Das Geheimnis der Pop-Formeln

Wie ein Radiohit entsteht - Erfolg ist kein Zufall

Mit drei einfachen Akkorden rückt die Goldene Schallplatte in greifbare Nähe
Mit drei einfachen Akkorden rückt die Goldene Schallplatte in greifbare Nähe © Kimberly Vohsen / stock.xchng

3. Seite: Ein Radiohit muss ins Format passen

Das würde erklären, warum es für Tanja Ötvös, die als Head of Music bei Radio Hamburg für die Musikauswahl verantwortlich zeichnet, von Bedeutung ist, dass ein Song den Hörer emotional berührt. "Ein Radiohit hat etwas Besonderes an sich, entweder eine spezielle Instrumentierung oder Melodieführung. Wichtig ist ein großer Wiedererkennungswert, nach zwei- bis dreimaligem Hören muss er 'hängen' bleiben", sagt die Musikchefin.

Tanja Ötvös muss bei Radio Hamburg Radiohits erkennen
Tanja Ötvös muss bei Radio Hamburg Radiohits erkennen © Radio Hamburg

Und er muss ins Format passen, "da kann eine Schlagernummer noch so catchy sein", weiß Ötvös um die Regeln, die bei den meisten Radiosendern greifen. "Musik darf heute nicht mehr wehtun", beschwert sich hingegen Franz Plasa. "Die ganz lauten, die ganz wilden, die ganz emotionalen Sachen, die werden nicht gespielt. Musik als Initiation für Gefühle, für Lebensstimmung, für Abschnitte in seinem Leben: Das gibt es heute ja kaum noch. Diese Kraft hat die medial vermittelte Musik nicht mehr."

Die Radiolandschaft Deutschlands ist begrenzt auf wenige Pop-Formeln

Für Produzenten wie Plasa, die Wert auf musikalische Qualität legen und über einen umfangreichen Schatz an analogem Soundequipment verfügen, kann das nervenaufreibend sein. "Wir bauen uns manchmal einen Bass zusammen und es dauert vier bis fünf Stunden, bis wir einen Sound haben, der uns befriedigt - und dann hört sich der A&R das auf einem Laptop an, der gar keinen Bass hat. Das ist schizophren", kritisiert der Erfolgsproduzent die Entwicklungen im Musikgeschäft.

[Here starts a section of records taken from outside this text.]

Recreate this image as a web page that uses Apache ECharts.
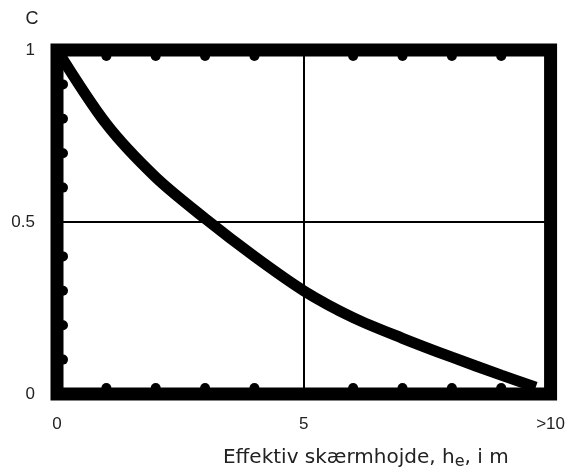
<!DOCTYPE html>
<html>
<head>
<meta charset="utf-8">
<script src="https://cdn.jsdelivr.net/npm/echarts@6/dist/echarts.min.js"></script>
<style>
  html, body { margin: 0; padding: 0; background: #fff; }
  #kurve { width: 568px; height: 475px; }
</style>
</head>
<body>
<div id="kurve"></div>
<script>
// skærmhøjde (m) og faktor C
var hojde = [0, 1, 2, 3, 4, 5, 6, 7, 8, 9, 9.7];
var cVaerdi = [1, 0.785, 0.63, 0.51, 0.40, 0.30, 0.222, 0.162, 0.107, 0.055, 0.02];

// små prikker langs rammen (delstreger)
var xPrikker = [1, 2, 3, 4, 6, 7, 8, 9];
var yPrikker = [0.1, 0.2, 0.3, 0.4, 0.6, 0.7, 0.8, 0.9];

var xEtiketter = { 0: "0", 5: "5", 10: ">10" };

var chart = echarts.init(document.getElementById("kurve"));

var linje = hojde.map(function (h, i) { return [h, cVaerdi[i]]; });
var prikTop = xPrikker.map(function (x) { return [x, 1]; });
var prikBund = xPrikker.map(function (x) { return [x, 0]; });
var prikVenstre = yPrikker.map(function (y) { return [0, y]; });

var prik = {
  type: "scatter",
  symbol: "circle",
  symbolSize: 10,
  itemStyle: { color: "#000", opacity: 1 },
  silent: true,
  z: 4
};

chart.setOption({
  animation: false,
  backgroundColor: "#fff",
  textStyle: { fontFamily: "Liberation Sans, Arial, sans-serif" },
  grid: {
    left: 57,
    top: 50,
    right: 16,
    bottom: 78,
    show: true,
    borderWidth: 13,
    borderColor: "#000",
    backgroundColor: "transparent"
  },
  xAxis: {
    type: "value",
    min: 0,
    max: 10,
    interval: 5,
    name: "Effektiv skærmhojde, h{sub|e}, i m",
    nameLocation: "middle",
    nameGap: 51,
    nameTextStyle: {
      fontSize: 20,
      color: "#222",
      fontFamily: "DejaVu Sans, sans-serif",
      padding: [0, 0, 0, 124],
      rich: {
        sub: { fontSize: 16, color: "#222", fontFamily: "DejaVu Sans, sans-serif", padding: [9, 0, 0, 0] }
      }
    },
    axisLine: { show: false },
    axisTick: { show: false },
    axisLabel: {
      margin: 22,
      fontSize: 17,
      color: "#222",
      formatter: function (v) { return xEtiketter[v]; }
    },
    splitLine: { show: true, lineStyle: { color: "#000", width: 2 } }
  },
  yAxis: {
    type: "value",
    min: 0,
    max: 1,
    interval: 0.5,
    name: "C",
    nameLocation: "end",
    nameGap: 22,
    nameTextStyle: { fontSize: 18, color: "#222", padding: [0, 50, 0, 0] },
    axisLine: { show: false },
    axisTick: { show: false },
    axisLabel: { margin: 22, fontSize: 17, color: "#222" },
    splitLine: { show: true, lineStyle: { color: "#000", width: 2 } }
  },
  series: [
    {
      type: "line",
      data: linje,
      smooth: 0.3,
      symbol: "none",
      lineStyle: { color: "#000", width: 11 },
      z: 3
    },
    Object.assign({}, prik, { data: prikTop, symbolOffset: [0, 6] }),
    Object.assign({}, prik, { data: prikBund, symbolOffset: [0, -6] }),
    Object.assign({}, prik, { data: prikVenstre, symbolOffset: [6, 0] })
  ]
});
</script>
</body>
</html>
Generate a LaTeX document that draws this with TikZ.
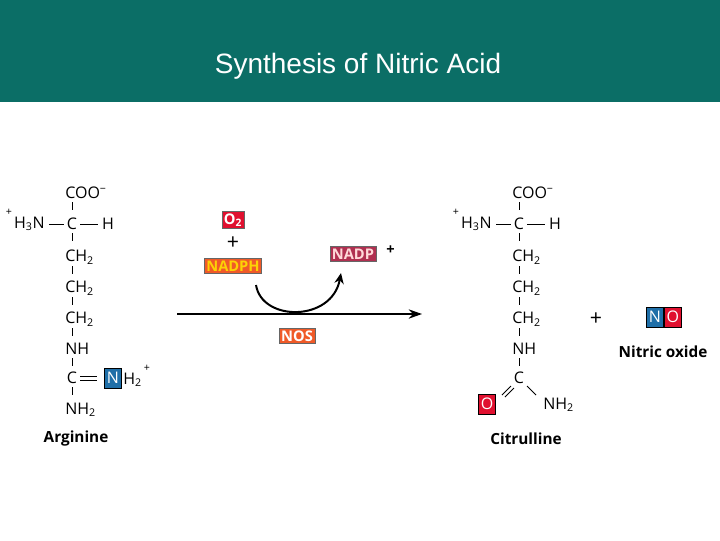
\documentclass[tikz,border=0pt]{standalone}
\usepackage{fontspec}
\setmainfont{Open Sans}
\newfontfamily\titlefont{Liberation Sans}
\usetikzlibrary{arrows.meta}
\definecolor{teal}{HTML}{0B6E66}
\definecolor{orng}{HTML}{F05A28}
\definecolor{rd}{HTML}{E0102F}
\definecolor{blu}{HTML}{1F6FA8}
\definecolor{pnk}{HTML}{B03050}
\tikzset{x=0.75pt,y=-0.75pt,
 chem/.style={inner sep=0pt,font=\fontsize{12}{12}\selectfont},
 sup/.style={inner sep=0pt,font=\fontsize{8}{8}\selectfont},
 lbl/.style={inner sep=0pt,font=\fontsize{11.5}{12}\selectfont\bfseries},
 bond/.style={line width=0.6pt},
 tag/.style={draw=black!60,line width=0.4pt,text=white,font=\fontsize{11}{11}\selectfont\bfseries,inner sep=1.5pt},
 atom/.style={draw=black,line width=0.4pt,text=white,font=\fontsize{12}{12}\selectfont,inner sep=1.2pt,minimum width=13pt,minimum height=15pt}}
\begin{document}
\begin{tikzpicture}
\useasboundingbox (0,0) rectangle (720,540);
\fill[white] (0,0) rectangle (720,540);
\fill[teal] (0,0) rectangle (720,102);
\node[text=white,font=\titlefont\fontsize{21}{21}\selectfont] (title) at (358,66) {Synthesis of Nitric Acid};
% Arginine
\node[chem,anchor=west] (acoo) at (65,193) {COO\textsuperscript{−}};
\node[chem] (ac) at (72,224) {C};
\node[chem,anchor=east] (ah3n) at (45,224) {H\textsubscript{3}N};
\node[sup] (ahp) at (9,212) {+};
\node[chem] (ah) at (108,224) {H};
\node[chem,anchor=west] (ach1) at (65,257) {CH\textsubscript{2}};
\node[chem,anchor=west] (ach2) at (65,288) {CH\textsubscript{2}};
\node[chem,anchor=west] (ach3) at (65,319) {CH\textsubscript{2}};
\node[chem,anchor=west] (anh) at (65,349) {NH};
\node[chem] (ac2) at (72,378) {C};
\node[atom,fill=blu] (an) at (113,378) {N};
\node[chem,anchor=west] (ah2) at (123,380) {H\textsubscript{2}};
\node[sup] (ah2p) at (147,368) {+};
\node[chem,anchor=west] (anh2) at (65,410) {NH\textsubscript{2}};
\node[lbl] (arg) at (76,439) {Arginine};
\foreach \y in {202,233,266,297,328,358,387}{\draw[bond] (72,\y) -- (72,\y+8);}
\draw[bond] (49,224) -- (64,224); \draw[bond] (80,224) -- (98,224);
\draw[bond] (80,376) -- (97,376); \draw[bond] (80,380) -- (97,380);
% Reaction
\draw[line width=1.3pt,-{Stealth[length=10pt,width=7pt]}] (177,314) -- (422,314);
\node[tag,fill=orng] (nos) at (297,336) {NOS};
\node[tag,fill=rd] (o2) at (233,220) {O\textsubscript{2}};
\node[chem,font=\fontsize{16}{16}\selectfont] (p1) at (233,243) {+};
\node[tag,fill=orng,text=yellow!70!orange] (nadph) at (233,266) {NADPH};
\node[tag,fill=pnk,text=pink!60] (nadp) at (353,254) {NADP};
\node[chem,anchor=west,font=\bfseries\fontsize{11}{11}\selectfont] (nplus) at (386,250) {+};
\coordinate (cs) at (256,285);
\coordinate (ce) at (341,273);
\draw[line width=1.5pt,-{Stealth[length=8pt,width=7pt]}] (cs) .. controls (262,322) and (332,322) .. (ce);
% Citrulline
\node[chem,anchor=west] (ccoo) at (512,193) {COO\textsuperscript{−}};
\node[chem] (cc) at (519,224) {C};
\node[chem,anchor=east] (ch3n) at (492,224) {H\textsubscript{3}N};
\node[sup] (chp) at (456,212) {+};
\node[chem] (chh) at (555,224) {H};
\node[chem,anchor=west] (cch1) at (512,257) {CH\textsubscript{2}};
\node[chem,anchor=west] (cch2) at (512,288) {CH\textsubscript{2}};
\node[chem,anchor=west] (cch3) at (512,319) {CH\textsubscript{2}};
\node[chem,anchor=west] (cnh) at (512,349) {NH};
\node[chem] (cc2) at (519,378) {C};
\node[atom,fill=rd] (co) at (487,404) {O};
\node[chem,anchor=west] (cnh2) at (543,405) {NH\textsubscript{2}};
\node[lbl] (cit) at (526,439) {Citrulline};
\foreach \y in {202,233,266,297,328,358}{\draw[bond] (519,\y) -- (519,\y+8);}
\draw[bond] (496,224) -- (511,224); \draw[bond] (527,224) -- (545,224);
\draw[bond] (511,386) -- (502,395); \draw[bond] (514,388) -- (505,397);
\draw[bond] (527,386) -- (536,395);
\node[chem,font=\fontsize{16}{16}\selectfont] (p2) at (596,319) {+};
\node[atom,fill=blu] (non) at (655,317) {N};
\node[atom,fill=rd,anchor=west] (noo) at (non.east) {O};
\node[lbl] (no) at (663,352) {Nitric oxide};
\end{tikzpicture}
\end{document}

Hören wir also tatsächlich immer dasselbe, egal, welchen Radiosender wir einschalten? Nach Kramarz konzentrieren sich die Stationen in Deutschland je nach Klientel auf einige wenige Formeln, die die Musikauswahl bestimmen. "Wenn ein Alien über diese Radiolandschaft fliegen würde und wenn es bewusst Musik analysieren könnte, würde es sich schon wundern. Aber es wäre vielleicht auch sehr beeindruckt davon, was wir mit den immer gleichen Mustern im Endeffekt hinbekommen."